The programs are structured largely around intergenerational learning — and not just for older adults.
In the case of something like a 20th-century history class, for instance, "the enrichment comes in the firsthand narrative learning of students and in the opportunity for older adults to give back from their knowledge," said Tom Meuser, founding director of the Center for Excellence in Aging and Health at the University of New England, in an interview with Education Dive.
"Intergenerational learning is not one-directional," he added. "It really has to go both ways."
'A powerful contribution'
Colleges designing immersive learning experiences for older adults should start by assessing the market of learners they want to attract and asking participants what they want to get out of the program, said Brian Carpenter, a psychology and brain sciences professor at Washington University in St. Louis, who researches the clinical psychology of aging.
Some want to work in other fields, such as the nonprofit sector or public policy. Others may be drawn to today's college experiences.
"A lot of our fellows have mentioned things like they've seen their kids go off to college, they've paid for their tuition, they've seen the experiences they've had and have come back and said, 'I want to do that. College wasn't like that when I was there,'" said Kate Schaefers, executive director of the University of Minnesota's Advanced Careers initiative, at the AAC&U conference.
That program, which is similar to the other offerings but is roughly a quarter the cost, bills itself on its website as "a gap year for grown-ups as they transition from career jobs into what's next."
It's also important to acknowledge that older and younger generations have experienced the educational system at different times — and therefore may have different expectations for their learning experiences — making it critical to establish standards, Carpenter said.
Technology can also be a hurdle.
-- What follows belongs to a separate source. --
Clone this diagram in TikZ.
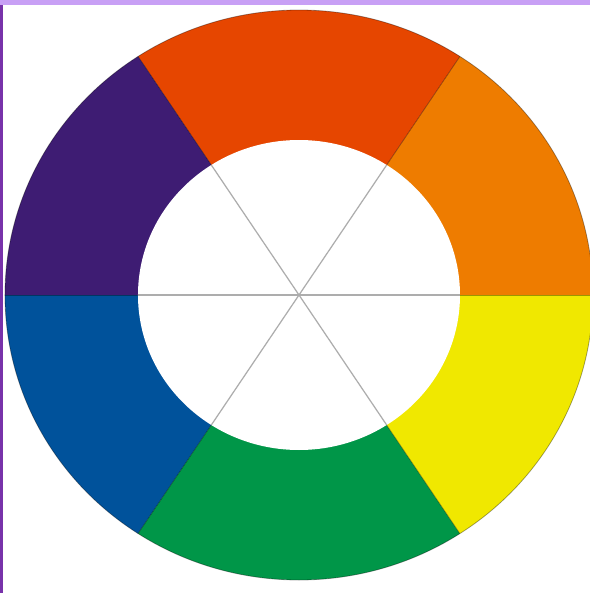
\documentclass[tikz,border=0pt]{standalone}
\usetikzlibrary{positioning}

\definecolor{wheelred}{RGB}{230,70,0}
\definecolor{wheelorange}{RGB}{238,124,0}
\definecolor{wheelyellow}{RGB}{240,232,0}
\definecolor{wheelgreen}{RGB}{0,150,72}
\definecolor{wheelblue}{RGB}{0,82,155}
\definecolor{wheelpurple}{RGB}{62,28,115}
\definecolor{framelilac}{RGB}{200,160,245}
\definecolor{framepurple}{RGB}{120,50,170}

\begin{document}
\begin{tikzpicture}[
        x = 0.02cm,
        y = 0.02cm,
        outerring/.style = {x radius = 294, y radius = 285},
        innerring/.style = {x radius = 161, y radius = 155},
        edge/.style      = {draw = black, draw opacity = 0.35, line width = 0.45pt},
        spoke/.style     = {draw = black!32, line width = 0.7pt}
    ]

    \useasboundingbox (-299,-298) rectangle (291,295);
    \fill[white] (-299,-298) rectangle (291,295);

    % bits of the frame round the photo
    \fill[framelilac]  (-299,290) rectangle (291,295);
    \fill[framepurple] (-299,-298) rectangle (-296,290);

    % the six colour sectors
    \foreach \from/\to/\col in {0/56/wheelorange, 56/124/wheelred,
        124/180/wheelpurple, 180/236/wheelblue,
        236/304/wheelgreen, 304/360/wheelyellow} {
        \begin{scope}
            \clip (0,0) -- (\from:500) -- ({(\from+\to)/2}:500) -- (\to:500) -- cycle;
            \fill[\col] (0,0) ellipse [outerring];
        \end{scope}
    }

    % borders between sectors
    \begin{scope}
        \clip (0,0) ellipse [outerring];
        \foreach \a in {0,56,124,180,236,304}
            \draw[edge] (0,0) -- (\a:500);
    \end{scope}
    \draw[edge] (0,0) ellipse [outerring];

    % hole in the middle
    \fill[white] (0,0) ellipse [innerring];
    \begin{scope}
        \clip (0,0) ellipse [innerring];
        \foreach \a in {0,56,124,180,236,304}
            \draw[spoke] (0,0) -- (\a:300);
    \end{scope}
\end{tikzpicture}
\end{document}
Programs should be clear about whether learners will be required to use the learning management system or other platforms to access course material. He recommends assessing participants' comfort and competence with technology before the program starts.
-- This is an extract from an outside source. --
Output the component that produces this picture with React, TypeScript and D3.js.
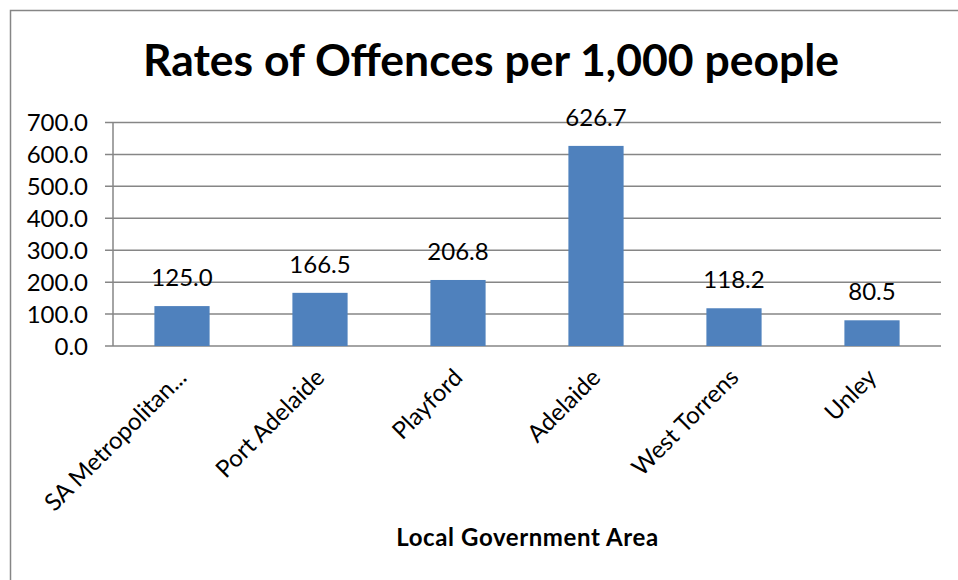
import React from "react";
import * as d3 from "d3";

const categories = ["SA Metropolitan...", "Port Adelaide", "Playford", "Adelaide", "West Torrens", "Unley"];
const values = [125.0, 166.5, 206.8, 626.7, 118.2, 80.5];
const yTicks = [0, 100, 200, 300, 400, 500, 600, 700];
const title = "Rates of Offences per 1,000 people";
const xTitle = "Local Government Area";

const W = 958;
const H = 580;
const FONT = "Lato, 'Open Sans', sans-serif";

export default function App() {
  const left = 113;
  const right = 941;
  const top = 122.5;
  const bottom = 346;

  const x = d3.scaleBand<string>().domain(categories).range([left, right]).paddingInner(0.6).paddingOuter(0.3);
  const y = d3.scaleLinear().domain([0, 700]).range([bottom, top]);

  return (
    <svg width={W} height={H} style={{ position: "absolute", left: 0, top: 0, display: "block" }}>
      <rect x={0} y={0} width={W} height={H} fill="#fff" />
      <path d={`M10.5,${H} V10.5 H${W}`} fill="none" stroke="#868686" strokeWidth={1.5} />
      <text x={491} y={76} textAnchor="middle" fontFamily={FONT} fontWeight="bold" fontSize={44.5} fill="#000">
        {title}
      </text>
      {yTicks.map((t) => (
        <g key={t}>
          <line x1={105} x2={right} y1={y(t)} y2={y(t)} stroke="#868686" strokeWidth={1.5} />
          <text x={88} y={y(t)} dy="0.36em" textAnchor="end" fontFamily={FONT} fontSize={24} fill="#000">
            {t.toFixed(1)}
          </text>
        </g>
      ))}
      <line x1={left} x2={left} y1={top} y2={bottom} stroke="#868686" strokeWidth={1.5} />
      {categories.map((c, i) => (
        <rect key={c} x={x(c)} y={y(values[i])} width={x.bandwidth()} height={bottom - y(values[i])} fill="#4F81BD" />
      ))}
      {categories.map((c, i) => (
        <text
          key={"v" + c}
          x={(x(c) as number) + x.bandwidth() / 2}
          y={y(values[i]) - 20}
          textAnchor="middle"
          fontFamily={FONT}
          fontSize={24}
          fill="#000"
        >
          {values[i].toFixed(1)}
        </text>
      ))}
      {categories.map((c) => {
        const cx = (x(c) as number) + x.bandwidth() / 2;
        return (
          <text
            key={"l" + c}
            transform={`translate(${cx + 6},${379}) rotate(-45)`}
            textAnchor="end"
            fontFamily={FONT}
            fontSize={24}
            fill="#000"
          >
            {c}
          </text>
        );
      })}
      <text x={527.5} y={546} textAnchor="middle" fontFamily={FONT} fontWeight="bold" fontSize={24} letterSpacing={0.6} fill="#000">
        {xTitle}
      </text>
    </svg>
  );
}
Colleges should also work out whether they are using these programs solely to tap into their alumni base, or if they expect to reach out into the local community and beyond, Meuser said. At Notre Dame, about two-thirds of participants didn't attend the university as traditional students, according to Schreier.
An institution's profile can factor into whether it is able to stand up a similar program. A college or university with a strong alumni base, large endowment and faculty eager to participate may have an easier time attracting older alumni to co-locate and become part of the university experience, Meuser said.
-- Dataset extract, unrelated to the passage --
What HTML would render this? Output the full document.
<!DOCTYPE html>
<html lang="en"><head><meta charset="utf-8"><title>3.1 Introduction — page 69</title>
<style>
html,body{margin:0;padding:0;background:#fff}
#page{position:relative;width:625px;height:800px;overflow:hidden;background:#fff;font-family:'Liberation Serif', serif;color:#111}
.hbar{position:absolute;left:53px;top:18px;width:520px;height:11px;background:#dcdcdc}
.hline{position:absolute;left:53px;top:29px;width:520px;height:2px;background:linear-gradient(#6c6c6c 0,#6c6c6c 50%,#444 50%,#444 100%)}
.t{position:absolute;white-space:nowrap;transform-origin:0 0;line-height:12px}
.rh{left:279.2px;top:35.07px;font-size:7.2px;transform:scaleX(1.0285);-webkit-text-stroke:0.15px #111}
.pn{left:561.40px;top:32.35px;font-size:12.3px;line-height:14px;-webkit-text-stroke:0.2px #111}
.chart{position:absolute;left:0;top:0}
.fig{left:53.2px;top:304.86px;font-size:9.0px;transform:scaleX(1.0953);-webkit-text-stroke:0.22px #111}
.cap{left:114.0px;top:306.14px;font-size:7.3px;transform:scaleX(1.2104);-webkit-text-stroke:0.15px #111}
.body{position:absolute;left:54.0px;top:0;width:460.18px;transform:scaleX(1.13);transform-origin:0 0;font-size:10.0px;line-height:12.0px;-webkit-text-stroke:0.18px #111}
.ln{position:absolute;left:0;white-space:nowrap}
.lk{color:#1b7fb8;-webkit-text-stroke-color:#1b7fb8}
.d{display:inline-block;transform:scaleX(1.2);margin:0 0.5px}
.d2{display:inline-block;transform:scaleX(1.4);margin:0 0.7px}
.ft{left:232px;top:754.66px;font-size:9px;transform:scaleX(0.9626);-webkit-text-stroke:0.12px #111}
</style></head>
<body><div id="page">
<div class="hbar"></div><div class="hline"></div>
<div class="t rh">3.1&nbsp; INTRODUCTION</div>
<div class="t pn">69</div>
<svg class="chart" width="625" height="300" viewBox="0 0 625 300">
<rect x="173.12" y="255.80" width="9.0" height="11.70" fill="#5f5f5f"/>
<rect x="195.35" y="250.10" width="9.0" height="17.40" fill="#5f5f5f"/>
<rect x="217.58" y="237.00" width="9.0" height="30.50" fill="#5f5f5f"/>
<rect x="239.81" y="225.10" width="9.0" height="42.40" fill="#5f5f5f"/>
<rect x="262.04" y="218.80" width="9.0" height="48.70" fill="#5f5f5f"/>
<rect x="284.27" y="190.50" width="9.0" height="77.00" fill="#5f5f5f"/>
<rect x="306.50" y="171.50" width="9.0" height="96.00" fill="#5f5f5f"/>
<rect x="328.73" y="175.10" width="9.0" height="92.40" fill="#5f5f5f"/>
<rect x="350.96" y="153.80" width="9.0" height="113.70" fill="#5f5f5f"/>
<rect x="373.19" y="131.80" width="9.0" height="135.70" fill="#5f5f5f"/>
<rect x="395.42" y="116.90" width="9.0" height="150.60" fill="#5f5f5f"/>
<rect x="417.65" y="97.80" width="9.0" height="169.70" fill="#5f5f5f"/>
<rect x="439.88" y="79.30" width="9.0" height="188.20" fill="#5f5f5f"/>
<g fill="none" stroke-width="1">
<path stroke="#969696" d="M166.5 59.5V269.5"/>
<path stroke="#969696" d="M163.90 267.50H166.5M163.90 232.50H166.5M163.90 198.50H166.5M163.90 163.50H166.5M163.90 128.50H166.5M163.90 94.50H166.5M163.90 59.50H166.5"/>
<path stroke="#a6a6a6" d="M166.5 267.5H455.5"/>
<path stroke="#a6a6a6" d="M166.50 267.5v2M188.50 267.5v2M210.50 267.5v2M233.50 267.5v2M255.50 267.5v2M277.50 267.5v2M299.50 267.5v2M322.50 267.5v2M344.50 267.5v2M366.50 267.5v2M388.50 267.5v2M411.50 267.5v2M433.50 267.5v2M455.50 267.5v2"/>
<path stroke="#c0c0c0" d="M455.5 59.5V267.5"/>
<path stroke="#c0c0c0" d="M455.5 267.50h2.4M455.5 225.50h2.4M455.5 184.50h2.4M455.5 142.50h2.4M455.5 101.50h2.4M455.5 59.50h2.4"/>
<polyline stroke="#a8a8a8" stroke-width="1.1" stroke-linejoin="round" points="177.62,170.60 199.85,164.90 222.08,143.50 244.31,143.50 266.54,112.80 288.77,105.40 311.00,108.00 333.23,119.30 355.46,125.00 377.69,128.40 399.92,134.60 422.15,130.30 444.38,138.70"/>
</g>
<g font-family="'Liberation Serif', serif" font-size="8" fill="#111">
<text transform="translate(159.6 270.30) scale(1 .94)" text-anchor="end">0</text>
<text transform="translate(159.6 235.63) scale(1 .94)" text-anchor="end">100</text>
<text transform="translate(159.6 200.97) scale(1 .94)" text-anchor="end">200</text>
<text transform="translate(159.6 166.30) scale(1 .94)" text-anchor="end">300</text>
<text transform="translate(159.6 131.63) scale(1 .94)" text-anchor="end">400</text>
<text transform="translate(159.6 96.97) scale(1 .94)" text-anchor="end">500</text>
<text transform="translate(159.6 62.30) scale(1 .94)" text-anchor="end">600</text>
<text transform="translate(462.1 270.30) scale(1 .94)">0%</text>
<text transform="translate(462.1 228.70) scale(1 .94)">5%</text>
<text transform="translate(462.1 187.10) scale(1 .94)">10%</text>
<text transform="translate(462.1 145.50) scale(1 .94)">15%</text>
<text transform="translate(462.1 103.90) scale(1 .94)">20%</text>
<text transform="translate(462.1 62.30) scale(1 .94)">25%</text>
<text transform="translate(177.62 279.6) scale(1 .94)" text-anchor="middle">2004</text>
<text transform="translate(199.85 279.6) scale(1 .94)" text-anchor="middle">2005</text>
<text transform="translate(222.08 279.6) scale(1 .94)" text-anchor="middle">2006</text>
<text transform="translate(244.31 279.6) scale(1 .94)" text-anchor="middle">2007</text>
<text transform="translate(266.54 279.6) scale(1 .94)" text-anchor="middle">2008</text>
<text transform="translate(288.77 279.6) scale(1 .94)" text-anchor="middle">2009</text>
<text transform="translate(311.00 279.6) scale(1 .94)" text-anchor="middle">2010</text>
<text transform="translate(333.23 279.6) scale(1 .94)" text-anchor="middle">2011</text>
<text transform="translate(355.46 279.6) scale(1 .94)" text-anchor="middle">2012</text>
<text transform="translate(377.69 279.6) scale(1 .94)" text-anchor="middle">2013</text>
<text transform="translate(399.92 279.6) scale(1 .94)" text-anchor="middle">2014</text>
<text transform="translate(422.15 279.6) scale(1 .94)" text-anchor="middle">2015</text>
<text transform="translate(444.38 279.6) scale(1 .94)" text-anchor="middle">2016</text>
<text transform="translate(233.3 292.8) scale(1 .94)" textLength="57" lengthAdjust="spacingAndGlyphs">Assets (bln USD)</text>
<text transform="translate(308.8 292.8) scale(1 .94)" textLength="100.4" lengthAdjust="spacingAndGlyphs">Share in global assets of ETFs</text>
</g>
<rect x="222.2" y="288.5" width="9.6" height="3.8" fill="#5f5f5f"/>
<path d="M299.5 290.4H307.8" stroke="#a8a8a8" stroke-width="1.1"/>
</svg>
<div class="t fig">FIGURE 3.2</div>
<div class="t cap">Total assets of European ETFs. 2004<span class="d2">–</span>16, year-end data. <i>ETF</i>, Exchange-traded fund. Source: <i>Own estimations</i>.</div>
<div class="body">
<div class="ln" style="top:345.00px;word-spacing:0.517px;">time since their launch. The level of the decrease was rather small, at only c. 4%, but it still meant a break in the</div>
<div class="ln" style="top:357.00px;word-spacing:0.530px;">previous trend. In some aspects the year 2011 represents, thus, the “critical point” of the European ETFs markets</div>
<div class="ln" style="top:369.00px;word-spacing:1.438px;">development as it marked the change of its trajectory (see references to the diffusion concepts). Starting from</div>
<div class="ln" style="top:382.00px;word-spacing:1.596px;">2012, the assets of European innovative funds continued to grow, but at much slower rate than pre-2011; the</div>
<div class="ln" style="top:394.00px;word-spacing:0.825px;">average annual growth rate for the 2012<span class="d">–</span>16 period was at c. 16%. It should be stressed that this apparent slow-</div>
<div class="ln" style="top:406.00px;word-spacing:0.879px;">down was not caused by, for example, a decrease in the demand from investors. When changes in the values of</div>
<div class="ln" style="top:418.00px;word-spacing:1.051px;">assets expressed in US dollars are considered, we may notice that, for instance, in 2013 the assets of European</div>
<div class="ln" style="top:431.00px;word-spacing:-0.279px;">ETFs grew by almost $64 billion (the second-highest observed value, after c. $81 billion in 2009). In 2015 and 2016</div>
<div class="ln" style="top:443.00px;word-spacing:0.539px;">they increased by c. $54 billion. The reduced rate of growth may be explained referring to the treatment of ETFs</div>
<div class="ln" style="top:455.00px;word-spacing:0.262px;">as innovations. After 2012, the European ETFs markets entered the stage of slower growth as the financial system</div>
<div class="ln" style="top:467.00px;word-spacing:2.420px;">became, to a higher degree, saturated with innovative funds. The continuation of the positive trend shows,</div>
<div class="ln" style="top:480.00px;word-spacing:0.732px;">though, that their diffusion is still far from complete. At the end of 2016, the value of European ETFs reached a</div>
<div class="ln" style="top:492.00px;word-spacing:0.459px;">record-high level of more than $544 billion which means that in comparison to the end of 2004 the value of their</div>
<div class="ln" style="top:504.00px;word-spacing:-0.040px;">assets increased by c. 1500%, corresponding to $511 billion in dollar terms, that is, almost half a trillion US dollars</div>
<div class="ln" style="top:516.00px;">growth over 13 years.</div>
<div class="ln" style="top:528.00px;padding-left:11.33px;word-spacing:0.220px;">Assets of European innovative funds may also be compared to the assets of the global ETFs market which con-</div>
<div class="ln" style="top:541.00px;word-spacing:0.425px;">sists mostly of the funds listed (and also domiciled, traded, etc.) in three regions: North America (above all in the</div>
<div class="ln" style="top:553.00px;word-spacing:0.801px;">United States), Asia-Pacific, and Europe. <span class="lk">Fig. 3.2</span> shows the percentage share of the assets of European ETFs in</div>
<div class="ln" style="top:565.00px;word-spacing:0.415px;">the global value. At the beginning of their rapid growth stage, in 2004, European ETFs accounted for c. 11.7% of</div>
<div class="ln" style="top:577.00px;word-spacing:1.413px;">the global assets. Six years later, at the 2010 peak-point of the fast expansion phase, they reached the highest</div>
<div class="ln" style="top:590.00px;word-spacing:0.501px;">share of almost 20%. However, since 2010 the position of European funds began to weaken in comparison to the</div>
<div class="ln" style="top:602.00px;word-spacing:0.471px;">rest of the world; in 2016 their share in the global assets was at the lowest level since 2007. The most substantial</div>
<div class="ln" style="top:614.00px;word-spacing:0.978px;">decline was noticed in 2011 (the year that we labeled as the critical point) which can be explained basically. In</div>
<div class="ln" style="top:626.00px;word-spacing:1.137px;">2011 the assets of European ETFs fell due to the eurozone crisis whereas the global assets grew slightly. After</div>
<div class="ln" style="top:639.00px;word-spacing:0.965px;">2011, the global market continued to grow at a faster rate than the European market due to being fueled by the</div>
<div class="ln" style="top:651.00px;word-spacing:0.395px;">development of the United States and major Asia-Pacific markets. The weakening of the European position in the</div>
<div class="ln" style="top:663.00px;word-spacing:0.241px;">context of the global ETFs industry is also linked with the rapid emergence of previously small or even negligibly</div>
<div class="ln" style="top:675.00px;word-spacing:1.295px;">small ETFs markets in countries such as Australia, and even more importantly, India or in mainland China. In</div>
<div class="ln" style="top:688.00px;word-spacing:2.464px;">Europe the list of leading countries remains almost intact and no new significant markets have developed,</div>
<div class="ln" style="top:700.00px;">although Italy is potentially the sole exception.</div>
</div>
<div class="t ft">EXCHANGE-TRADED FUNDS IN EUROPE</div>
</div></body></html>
"Intergenerational learning is not one-directional. It really has to go both ways."
Founding director, Center for Excellence in Aging and Health
Whether they'll be major drivers of tuition revenue or donations is unclear. Notre Dame and UT Austin are only in their second cohorts. Stanford's DCI, a model for both of the programs, has been offered since 2015, though it expanded to offer up to another year and a network from program alumni.
Meuser suggested these kinds of programs may have less of an impact on revenue at better-resourced institutions than at smaller, tuition-driven schools.
Early results point to partnerships as one benefit. Schreier told Education Dive in an email that two fellows from the inaugural cohort of Notre Dame's program are now working at the university — one on career placement for humanities graduates and the other on developing lifelong learning.
Their "passion for these pursuits coupled with their experience is a powerful contribution," he said.